Anyone can buy a white Chevy Malibu from any dealership, so how do you get people to buy from your dealership? If you think you must offer the best price, think again. According to marketing gurus Jack Trout and Steve Rivkin, co-authors of the book Differentiate or Die: Survival in Our Era of Killer Competitionthe most successful businesses differentiate their brands, but not on price.

 

I know many dealers out there will disagree with me. When I was a General Manager I had this argument with the owner all the time. "If you treat the customers better, whether it's in sales or service, they will pay more for the car." The owner believed we had to be more competitive on price, but I saw it time and time again. Customers bought from us because they liked the way they were treated, not because we offered them a rock-bottom price.

 

So, how do you decide what your dealership's differentiator is? Here are key tips from experts Trout and Rivkin:

 

Don't Differentiate on Price, Quality, Customer Service or Breadth of Product Line. I know many dealerships create marketing campaigns around these familiar attributes, and that's exactly the problem. There will always be a competitor who can promise a better price, more product choices, better quality this or that, and better customer service. These attributes are considered too weak and too generic to make compelling differentiators.

 

Encourage Your Sales People to Differentiate: Have you heard about the "Pickle Man?" He gives a large jar of pickles to every customer who buys a vehicle. It sounds ridiculous but he has become a branding sensation! He has two billboards on a nearby interstate, paid for with the help of his supplier, the Gedney Pickle Company, and his dealership. He also gives away pickle hats, footballs, frisbees and pickle coloring books to kids. Of course not everyone can be the Pickle Man, and not everyone has to be a sensation, but salespeople should be aware of why customers like them and buy from them, and promote that as their differentiator.

 

Your Differentiator Should Be Unique to Your Dealership. Every potential customer should know what particular benefit they will get when they buy from your store, and it should be a benefit that none of your competitors can offer. Examples may include your family heritage or touting your leadership in one particular area; such as being #1 in used cars sales, having the most certified technicians in your service department, or offering a no-pressure sales experience.
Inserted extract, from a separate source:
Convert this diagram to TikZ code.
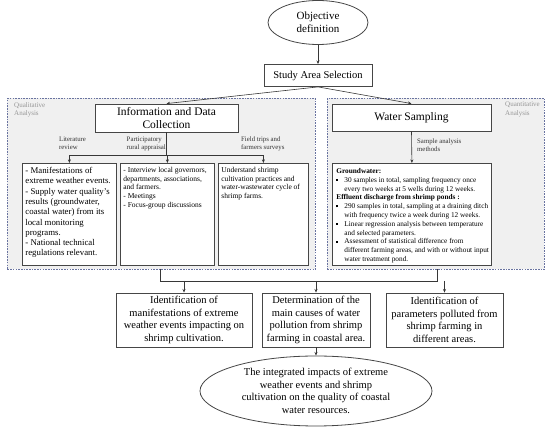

The most successful companies don't try to be everything to everybody; they focus and excel in one area.

 

Once Your Claim Your Differentiator, Walk the Talk. There's no surer way to break someone's trust than to fail to deliver on a promise. For this reason it's important to choose a differentiator that you can deliver on. Ensure that everyone on your staff knows what the new differentiator is and why it's important. One way to accomplish this is to literally throw a 'launch party' and training for the differentiator to make sure everyone gets the message.

 

Communicate Your Differentiator. In today's competitive and transparent market, customers largely decide which dealership to buy from before ever walking onto a lot. For this reason you have to differentiate your dealership ONLINE and communicate it loudly; in your advertising, in email marketing, on your website and on review sites. In your dealership, make sure your differentiator is visible on posters, POS materials and in brochures; and that your staff verbally communicates it to every customer.

 

If you're still not sure what your differentiator should be, ask your customers. What qualities are important to them when it comes to choosing a dealership? From their perspective, it may be important to buy from a dealership known for its integrity, good reputation or a great service department. Other strong attributes to differentiate on include being a leader, being first or best in something or being the most popular choice among customers' peers. Brainstorm and involve your employees so they want to take ownership of the differentiator, too.

 

A strong differentiator is a proven contributor towards a company's long-term success. A weak differentiator will keep your dealership firmly in the middle or bottom of the pack. So differentiate--or die!